▶ **What you will do**
Locate the word "this" in the material, then show every line that holds it.

## Begin Source data

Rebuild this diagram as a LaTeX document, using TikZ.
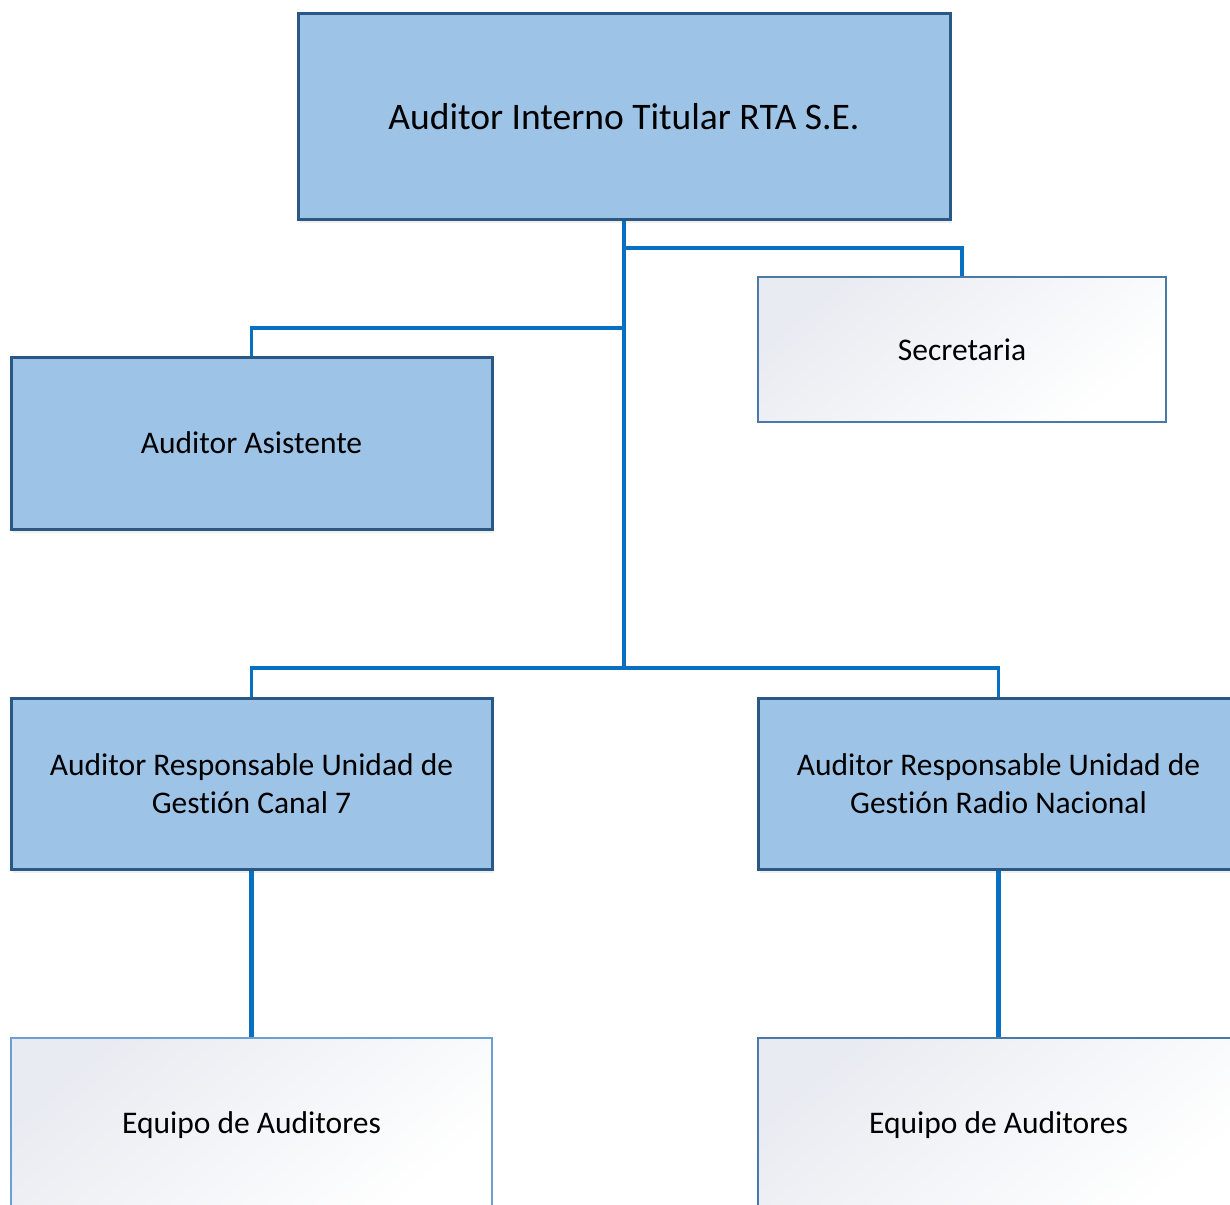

## End Source data
## Begin Source data

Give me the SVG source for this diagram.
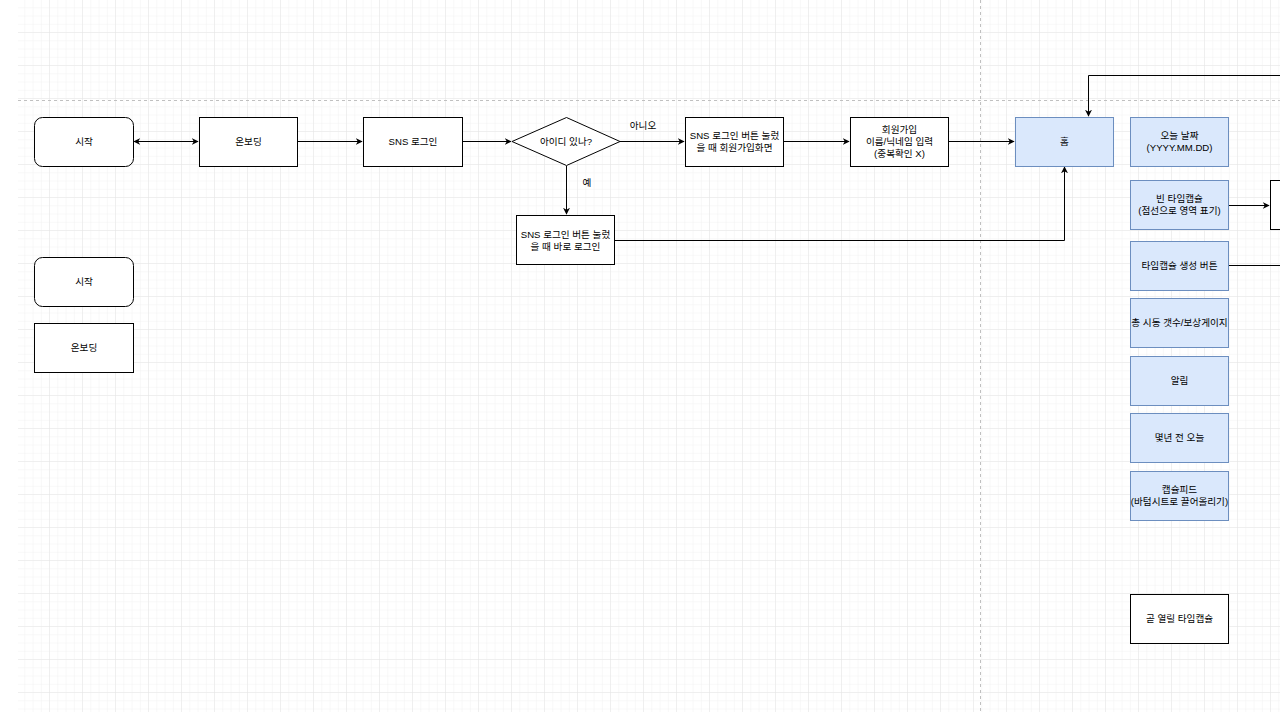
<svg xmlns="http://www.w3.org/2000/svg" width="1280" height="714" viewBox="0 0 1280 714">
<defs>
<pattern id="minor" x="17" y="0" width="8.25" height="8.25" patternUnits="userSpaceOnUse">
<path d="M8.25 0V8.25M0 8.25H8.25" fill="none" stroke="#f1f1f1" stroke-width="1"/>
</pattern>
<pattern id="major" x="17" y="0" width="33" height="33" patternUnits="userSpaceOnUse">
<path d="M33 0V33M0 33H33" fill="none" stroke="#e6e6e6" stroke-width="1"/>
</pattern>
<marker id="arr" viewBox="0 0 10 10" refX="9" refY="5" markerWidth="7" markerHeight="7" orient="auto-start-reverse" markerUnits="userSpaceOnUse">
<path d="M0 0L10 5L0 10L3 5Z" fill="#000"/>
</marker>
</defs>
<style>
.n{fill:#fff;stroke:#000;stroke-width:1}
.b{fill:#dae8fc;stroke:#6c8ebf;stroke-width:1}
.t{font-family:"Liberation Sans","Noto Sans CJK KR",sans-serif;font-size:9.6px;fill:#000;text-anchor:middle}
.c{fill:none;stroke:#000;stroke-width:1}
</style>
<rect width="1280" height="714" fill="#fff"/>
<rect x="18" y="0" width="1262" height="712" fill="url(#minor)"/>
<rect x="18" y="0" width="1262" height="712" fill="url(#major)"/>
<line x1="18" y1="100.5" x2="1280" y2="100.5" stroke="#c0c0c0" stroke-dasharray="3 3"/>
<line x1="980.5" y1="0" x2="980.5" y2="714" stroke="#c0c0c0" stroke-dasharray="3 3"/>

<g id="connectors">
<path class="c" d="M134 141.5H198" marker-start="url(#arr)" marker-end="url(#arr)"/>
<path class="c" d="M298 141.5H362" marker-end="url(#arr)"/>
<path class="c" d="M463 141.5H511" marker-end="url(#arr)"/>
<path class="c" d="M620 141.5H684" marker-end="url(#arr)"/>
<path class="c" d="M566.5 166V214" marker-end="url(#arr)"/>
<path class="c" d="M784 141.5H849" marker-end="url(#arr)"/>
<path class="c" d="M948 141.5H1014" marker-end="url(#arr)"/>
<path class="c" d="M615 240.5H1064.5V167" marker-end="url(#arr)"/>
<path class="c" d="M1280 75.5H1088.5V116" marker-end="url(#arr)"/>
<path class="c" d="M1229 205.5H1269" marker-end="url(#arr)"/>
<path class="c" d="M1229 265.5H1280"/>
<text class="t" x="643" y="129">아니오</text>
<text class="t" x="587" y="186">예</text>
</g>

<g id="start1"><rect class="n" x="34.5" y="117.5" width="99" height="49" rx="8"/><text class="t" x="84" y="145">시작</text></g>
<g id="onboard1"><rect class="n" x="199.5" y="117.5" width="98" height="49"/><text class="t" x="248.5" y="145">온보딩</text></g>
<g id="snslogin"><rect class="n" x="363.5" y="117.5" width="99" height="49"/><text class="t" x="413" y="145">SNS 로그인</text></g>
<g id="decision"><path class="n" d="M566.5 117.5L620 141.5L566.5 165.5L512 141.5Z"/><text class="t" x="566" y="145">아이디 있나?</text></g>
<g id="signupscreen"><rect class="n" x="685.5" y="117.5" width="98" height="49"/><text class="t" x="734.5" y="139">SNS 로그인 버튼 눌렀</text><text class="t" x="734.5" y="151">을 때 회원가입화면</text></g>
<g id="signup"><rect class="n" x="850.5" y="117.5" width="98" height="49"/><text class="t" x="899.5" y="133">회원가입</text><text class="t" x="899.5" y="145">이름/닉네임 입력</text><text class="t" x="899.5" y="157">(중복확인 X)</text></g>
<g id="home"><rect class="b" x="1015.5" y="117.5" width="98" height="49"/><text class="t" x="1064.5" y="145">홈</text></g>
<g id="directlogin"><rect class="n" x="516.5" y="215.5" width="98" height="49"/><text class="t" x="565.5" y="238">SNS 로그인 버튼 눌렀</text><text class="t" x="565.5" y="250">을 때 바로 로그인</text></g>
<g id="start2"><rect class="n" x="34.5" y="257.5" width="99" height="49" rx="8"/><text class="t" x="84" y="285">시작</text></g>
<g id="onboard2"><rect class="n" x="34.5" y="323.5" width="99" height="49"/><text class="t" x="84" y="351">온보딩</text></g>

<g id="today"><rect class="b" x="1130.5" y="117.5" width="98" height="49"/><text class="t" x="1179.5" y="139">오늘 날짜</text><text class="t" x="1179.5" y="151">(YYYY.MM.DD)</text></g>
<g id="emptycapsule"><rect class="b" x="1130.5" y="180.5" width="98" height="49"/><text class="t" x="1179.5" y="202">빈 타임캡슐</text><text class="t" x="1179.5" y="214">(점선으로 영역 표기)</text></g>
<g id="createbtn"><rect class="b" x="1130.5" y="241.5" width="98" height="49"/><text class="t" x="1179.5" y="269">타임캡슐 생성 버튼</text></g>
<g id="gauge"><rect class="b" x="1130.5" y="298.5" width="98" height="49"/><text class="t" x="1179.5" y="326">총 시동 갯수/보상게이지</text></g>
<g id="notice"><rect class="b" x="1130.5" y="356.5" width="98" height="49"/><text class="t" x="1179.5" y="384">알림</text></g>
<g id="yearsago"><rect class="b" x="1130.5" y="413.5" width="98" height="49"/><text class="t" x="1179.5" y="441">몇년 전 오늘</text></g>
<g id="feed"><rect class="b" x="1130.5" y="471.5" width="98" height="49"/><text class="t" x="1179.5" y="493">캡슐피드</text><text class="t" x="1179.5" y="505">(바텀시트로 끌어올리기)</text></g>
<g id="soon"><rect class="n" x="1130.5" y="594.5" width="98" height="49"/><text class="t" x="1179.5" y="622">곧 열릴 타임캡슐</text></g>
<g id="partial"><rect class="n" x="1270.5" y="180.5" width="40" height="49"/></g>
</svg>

## End Source data

▶ **Exercise answer**
Rebuild this diagram as a LaTeX document, using TikZ.
Give me the SVG source for this diagram.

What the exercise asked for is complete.